The father and daughter each considered a career other than law. He initially wanted to be a dentist, and she wanted to be a teacher. Late-night chemistry labs influenced Sullivan to change course, and he remembers what prompted his daughter to shift career paths after teaching for about a year.
“A little student picked up some rocks and hit her in the back of the head,” he said. “She told me, ‘I can’t be a teacher. I’ve got to do something else with my life. … She made up her mind then [and said], ‘I think law is a better option than teaching.’”
King said Circuit Court Judge Tamara Harris Johnson, the first African American female city attorney for Birmingham, has served as a mentor. Harris Johnson hired King as a paralegal and ultimately promoted her to an attorney slot on her staff.
“She was a hard worker,” the judge said of King. “Not only was she a hard worker, but she wanted to do good work. She came from a family that was accomplished in terms of their work ethic, so I wasn’t worried about her work ethic. She demonstrated that throughout the entire time I was there.”
Harris Johnson served as Birmingham city attorney under Mayor Bernard Kincaid from January 2000 until the end of November 2007, when Larry Langford assumed the office. King, who was hired during Harris Johnson’s first term, between 2000 and 2004, started as a law clerk because she had passed the Texas Bar and had not taken the Alabama Bar.

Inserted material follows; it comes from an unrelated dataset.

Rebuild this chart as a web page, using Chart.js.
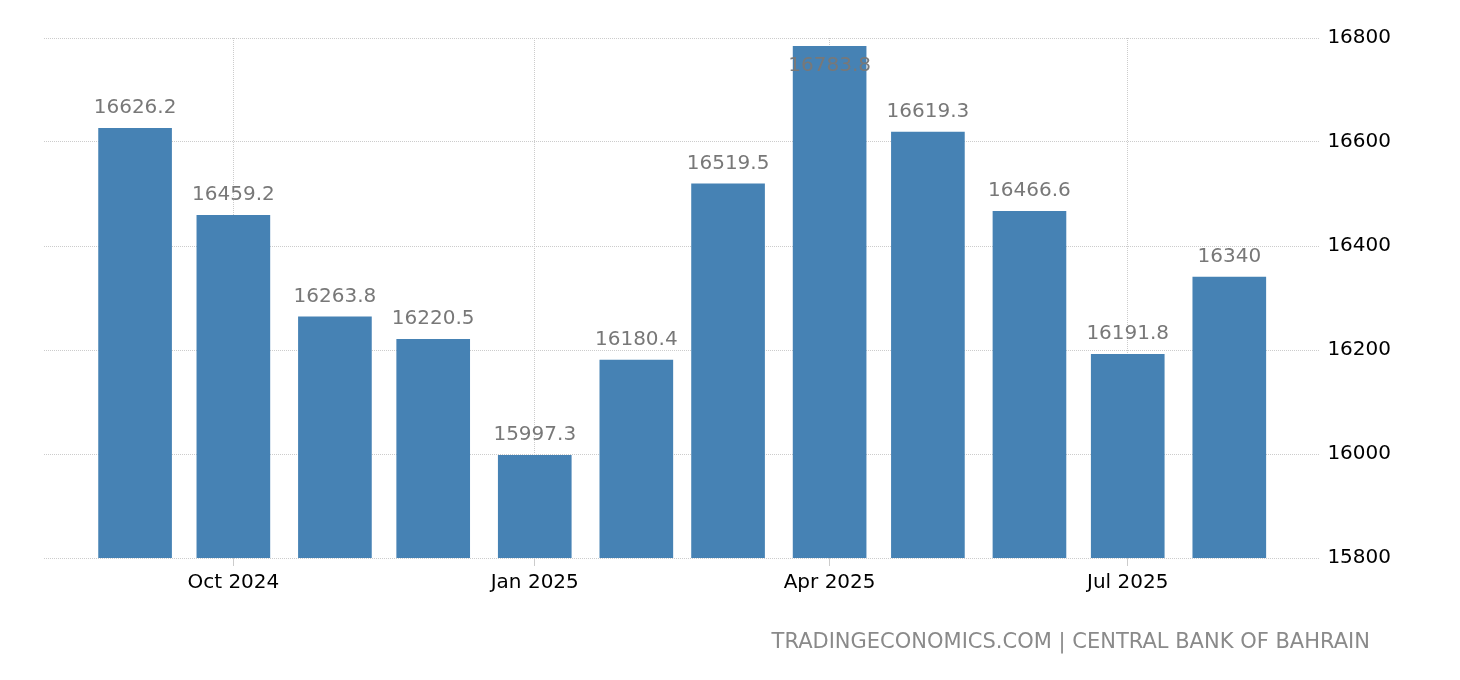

In her role as city attorney, King feels it is her duty to reach back and help other young people—especially young women—to know what they are capable of being. A wife and mother of a 5-year-old daughter, a 3-year-old son, and a 23-year-old “bonus” daughter, King said she is determined to affect change within the city of Birmingham.
That dogged determination led to the creation of the Office of the City Attorney Drug and Nuisance Abatement Team.
“I created that team as a way to help Mayor [Randall] Woodfin in his number-one priority, which is neighborhood revitalization,” she said. “Our goal is to help clean up drug and nuisance properties within the city of Birmingham.”
That dogged determination dates back to when King was 3 years old—and ran away from home three times in one night, recalled her dad. “That’s the way she started out in life, and that’s what it is,” said Sullivan. “She’s a hard-headed, wonderful person, and I just love her almost to death.”